**Dataset extract:**
=====

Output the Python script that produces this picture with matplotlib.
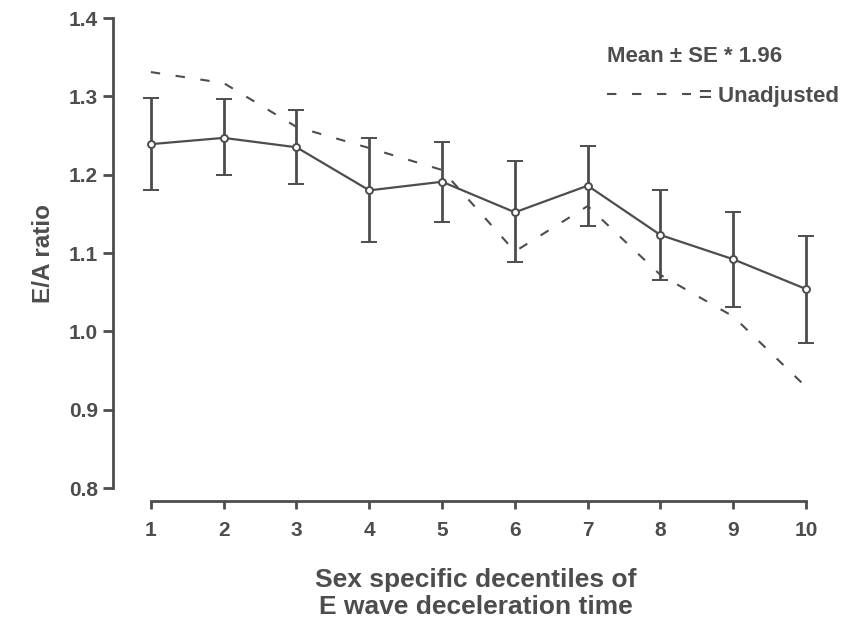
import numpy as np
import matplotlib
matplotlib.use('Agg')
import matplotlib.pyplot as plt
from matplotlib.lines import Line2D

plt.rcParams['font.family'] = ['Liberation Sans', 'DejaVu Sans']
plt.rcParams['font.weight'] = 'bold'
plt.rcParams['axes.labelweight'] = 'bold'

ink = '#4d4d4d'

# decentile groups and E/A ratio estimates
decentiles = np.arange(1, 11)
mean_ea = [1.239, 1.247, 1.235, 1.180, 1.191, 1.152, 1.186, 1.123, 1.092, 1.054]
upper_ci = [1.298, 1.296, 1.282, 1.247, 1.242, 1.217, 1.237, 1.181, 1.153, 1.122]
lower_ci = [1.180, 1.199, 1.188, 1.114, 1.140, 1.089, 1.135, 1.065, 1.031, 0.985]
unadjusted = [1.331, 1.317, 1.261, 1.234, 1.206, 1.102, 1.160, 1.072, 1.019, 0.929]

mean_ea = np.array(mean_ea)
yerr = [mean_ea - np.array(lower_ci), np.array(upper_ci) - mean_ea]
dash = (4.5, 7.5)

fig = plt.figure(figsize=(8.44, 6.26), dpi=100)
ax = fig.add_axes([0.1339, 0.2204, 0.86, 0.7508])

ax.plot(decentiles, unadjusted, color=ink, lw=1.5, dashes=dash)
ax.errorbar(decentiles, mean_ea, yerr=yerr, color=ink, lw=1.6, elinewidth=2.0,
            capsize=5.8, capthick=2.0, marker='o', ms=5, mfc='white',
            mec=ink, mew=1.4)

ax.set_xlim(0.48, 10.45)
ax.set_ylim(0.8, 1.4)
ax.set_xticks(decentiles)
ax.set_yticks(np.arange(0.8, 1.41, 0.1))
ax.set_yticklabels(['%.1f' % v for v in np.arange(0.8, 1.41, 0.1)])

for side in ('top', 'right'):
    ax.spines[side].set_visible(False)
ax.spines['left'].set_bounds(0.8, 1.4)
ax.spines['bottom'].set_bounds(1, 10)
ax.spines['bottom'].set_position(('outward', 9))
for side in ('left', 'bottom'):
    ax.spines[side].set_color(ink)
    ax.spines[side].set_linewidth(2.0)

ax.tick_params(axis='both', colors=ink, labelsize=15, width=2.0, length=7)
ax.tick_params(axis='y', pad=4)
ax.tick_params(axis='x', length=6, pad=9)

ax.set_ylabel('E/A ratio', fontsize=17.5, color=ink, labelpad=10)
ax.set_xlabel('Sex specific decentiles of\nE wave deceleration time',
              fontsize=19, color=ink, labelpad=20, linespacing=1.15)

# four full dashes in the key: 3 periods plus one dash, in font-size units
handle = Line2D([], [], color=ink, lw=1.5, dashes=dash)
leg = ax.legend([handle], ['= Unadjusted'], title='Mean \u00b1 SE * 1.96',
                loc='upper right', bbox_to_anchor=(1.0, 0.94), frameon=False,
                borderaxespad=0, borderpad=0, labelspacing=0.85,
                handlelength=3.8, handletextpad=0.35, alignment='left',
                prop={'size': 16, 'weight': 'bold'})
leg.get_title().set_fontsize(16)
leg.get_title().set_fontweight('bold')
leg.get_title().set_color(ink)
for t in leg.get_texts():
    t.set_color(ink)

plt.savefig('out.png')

=====

**What you should do:** Reproduce exactly the run of lines that opens the listing and closes with the line holding "ink = '#4d4d4d'". Pictures are excluded.

**Written reply:**
Output the Python script that produces this picture with matplotlib.
import numpy as np
import matplotlib
matplotlib.use('Agg')
import matplotlib.pyplot as plt
from matplotlib.lines import Line2D

plt.rcParams['font.family'] = ['Liberation Sans', 'DejaVu Sans']
plt.rcParams['font.weight'] = 'bold'
plt.rcParams['axes.labelweight'] = 'bold'

ink = '#4d4d4d'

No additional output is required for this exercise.